Tiger iron Layered tiger’s eye, hematite, and red jasper. A composite rock, often heavier and more graphic than standard tiger’s eye.
Pietersite Brecciated blue, gold, red, or brown chatoyant fragments in silica. Known for stormy movement rather than a single centered eye.
Dyed tiger’s eye Unusual vivid green, purple, pink, or other artificial colors. Decorative treated material; dye may concentrate in fractures or drill holes.

Identification and Look-Alikes

Tiger’s eye is usually identified by combining quartz hardness, aggregate texture, chatoyancy, color banding, and cutting style. A single visual clue is rarely enough for formal identification.

Useful signs

Quartz hardness and silky banding

Mohs 7 hardness, quartz-like polish, parallel internal structure, and a broad mobile eye are consistent with tiger’s eye.

Common imitation

Fiber-optic glass

Glass can imitate chatoyancy, often with very uniform lines, repeated structure, bubbles, or colors not typical of natural tiger’s eye.

Color treatment

Dye and heat

Dyed stones can show color concentration in fractures or drill holes. Red varieties may be natural or heat-enhanced.

Higher-value comparison

Chrysoberyl cat’s eye

Chrysoberyl cat’s eye is a different mineral, typically with a sharper line, greater density, and distinct gemological properties.

Non-destructive testing is preferred. Scratch tests, hot-pin tests, or aggressive solvent tests can damage finished stones, adhesives, dyes, or polish. Important pieces should be evaluated by appropriate gemological methods.

Care, Wear, and Lapidary Safety

Finished tiger’s eye is consolidated quartz and is generally suitable for normal handling and jewelry use. The main safety concern belongs to cutting, grinding, or dry-sanding rough material.

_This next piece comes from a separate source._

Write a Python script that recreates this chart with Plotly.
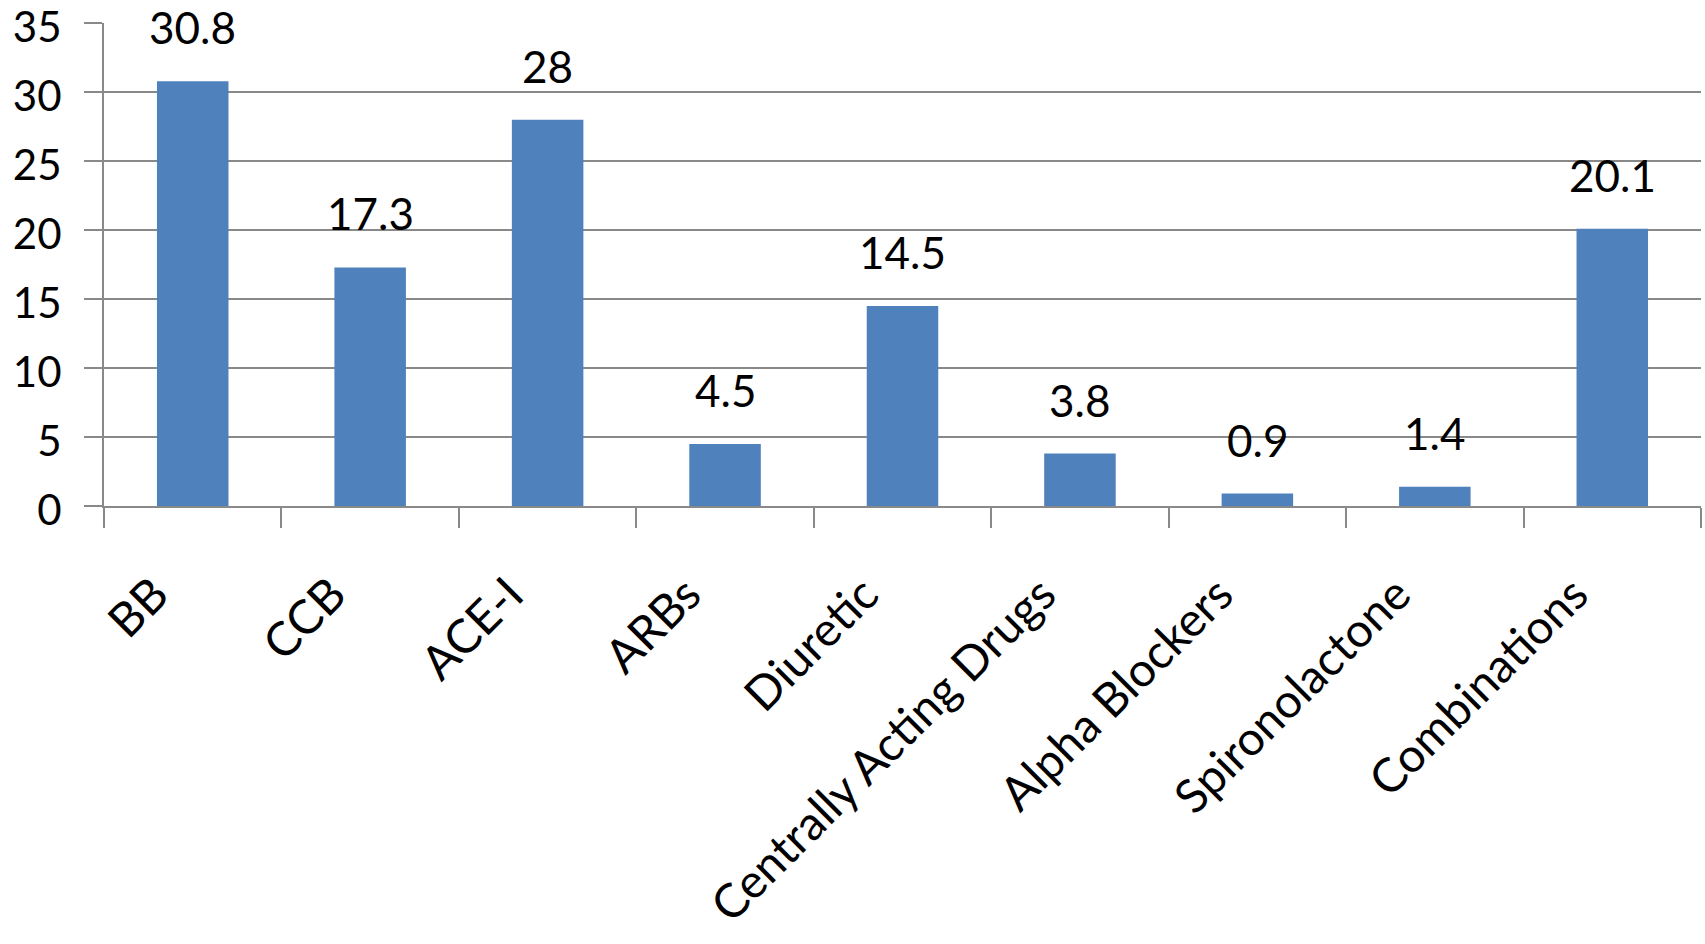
import plotly.graph_objects as go

categories = ["BB", "CCB", "ACE-I", "ARBs", "Diuretic", "Centrally Acting Drugs",
              "Alpha Blockers", "Spironolactone", "Combinations"]
values = [30.8, 17.3, 28, 4.5, 14.5, 3.8, 0.9, 1.4, 20.1]
value_labels = ["30.8", "17.3", "28", "4.5", "14.5", "3.8", "0.9", "1.4", "20.1"]
y_ticks = [0, 5, 10, 15, 20, 25, 30, 35]

FONT = "Lato"
BAR_COLOR = "#4F81BD"
GRID_COLOR = "#898989"

fig = go.Figure()
fig.add_trace(go.Bar(
    x=categories,
    y=values,
    marker=dict(color=BAR_COLOR, line=dict(width=0)),
    hoverinfo="x+y",
))

for c, v, t in zip(categories, values, value_labels):
    fig.add_annotation(
        x=c, y=v, text=t, showarrow=False,
        xanchor="center", yanchor="bottom", yshift=26,
        font=dict(family=FONT, size=44, color="#000000"),
    )

fig.update_layout(
    width=1705,
    height=944,
    margin=dict(l=104, r=4, t=23, b=438, pad=0, autoexpand=False),
    paper_bgcolor="white",
    plot_bgcolor="white",
    bargap=0.597,
    showlegend=False,
    font=dict(family=FONT, size=43, color="#000000"),
)

fig.update_xaxes(
    type="category",
    automargin=False,
    tickangle=-45,
    tickson="boundaries",
    ticks="outside",
    ticklen=20,
    tickwidth=2,
    tickcolor=GRID_COLOR,
    showline=True,
    linecolor=GRID_COLOR,
    linewidth=2,
    showgrid=False,
    tickfont=dict(family=FONT, size=47, color="#000000"),
    ticklabelstandoff=40,
    ticklabelshift=-38,
)

fig.update_yaxes(
    range=[0, 35.02],
    automargin=False,
    tickvals=y_ticks,
    ticktext=[str(v) for v in y_ticks],
    ticks="outside",
    ticklen=18,
    tickwidth=2,
    tickcolor=GRID_COLOR,
    showline=True,
    linecolor=GRID_COLOR,
    linewidth=2,
    showgrid=True,
    gridcolor=GRID_COLOR,
    gridwidth=2,
    zeroline=False,
    tickfont=dict(family=FONT, size=42, color="#000000"),
    ticklabelstandoff=14,
    ticklabelshift=4,
    ticklabeloverflow="allow",
)

fig.write_html("out.html")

  • Clean gently. Use a soft cloth, mild soap, and lukewarm water when needed. Dry the piece thoroughly after cleaning.
  • Avoid abrasion. Quartz is durable, but the polish on a cabochon can be dulled by harder materials, grit, or rough metal edges.
  • Store separately. Keep polished pieces away from diamond, corundum, and abrasive surfaces.
  • Use caution with dyed material. Avoid harsh solvents, ultrasonic cleaning, and prolonged soaking when treatment status is uncertain.
  • Control dust during lapidary work. Wet cutting, ventilation, dust collection, and appropriate respiratory protection are essential when sawing or grinding silica-rich or fibrous-associated rough.
  • Inspect jewelry settings. Rings and bracelets receive more impact than pendants or earrings; protect domes from hard blows and sharp abrasion.

Observation and Photography

Tiger’s eye should be observed under directional light. Flat, diffuse light can hide the very feature that defines the stone.

Lighting

Use one main light

A small directional lamp at roughly 30 to 45 degrees usually reveals the moving band more clearly than multiple soft lights.

Angle

Show the glide

Photograph the stone from several slight angles, or use a short video, to show whether the band travels cleanly across the dome.

Surface

Document polish

Use close views to show pits, chips, undercut bands, dull spots, or scratches that may affect optical strength.

Color accuracy

Balance warmth and contrast

Neutral backgrounds help prevent honey-brown material from becoming too orange or too dark in photographs.

Frequently Asked Questions

Is tiger’s eye a single crystal of quartz?

No. It is a quartz-dominant aggregate with aligned fibrous or fiber-like internal structure. That structure is what produces chatoyancy.

What causes the moving stripe?

The stripe is caused by light reflecting from many parallel internal structures and being concentrated by the curved surface of a cabochon. As the viewing angle changes, the reflected band appears to move.

What is the difference between tiger’s eye and hawk’s eye?

Hawk’s eye, also called falcon’s eye, is the blue-gray member of the same broad chatoyant quartz family. Golden tiger’s eye reflects more oxidized iron-bearing material, while hawk’s eye generally has a cooler, less oxidized appearance.

Is red tiger’s eye natural?

Some red material occurs naturally, but some red bull’s eye or ox eye is produced or intensified by heat treatment. Known treatment should be disclosed.

Is finished tiger’s eye safe to wear?

Finished tiger’s eye is consolidated quartz and is generally safe for ordinary handling and wear. The safety concern is dust created during sawing, grinding, or dry-sanding rough material; lapidary work should use wet methods, ventilation, and appropriate respiratory protection.

Can tiger’s eye be dyed?

Yes. Bright green, purple, pink, and other unusual colors are commonly dyed. Dye may be visible in fractures, drill holes, or porous zones.

Why does cutting direction matter so much?

The internal structure has direction. A cabochon must be oriented correctly relative to that direction to concentrate the reflection into a centered, mobile band.

The Takeaway

Tiger’s eye is quartz with direction. Its physical strength comes from SiO2; its visual identity comes from preserved alignment, iron color, and careful cutting. A fine piece shows a coherent body color, a smooth polish, a stable structure, and a bright chatoyant band that glides across the dome. The stone is simple in chemistry but sophisticated in texture: a record of fiber, silica, iron, light, and angle made visible in motion.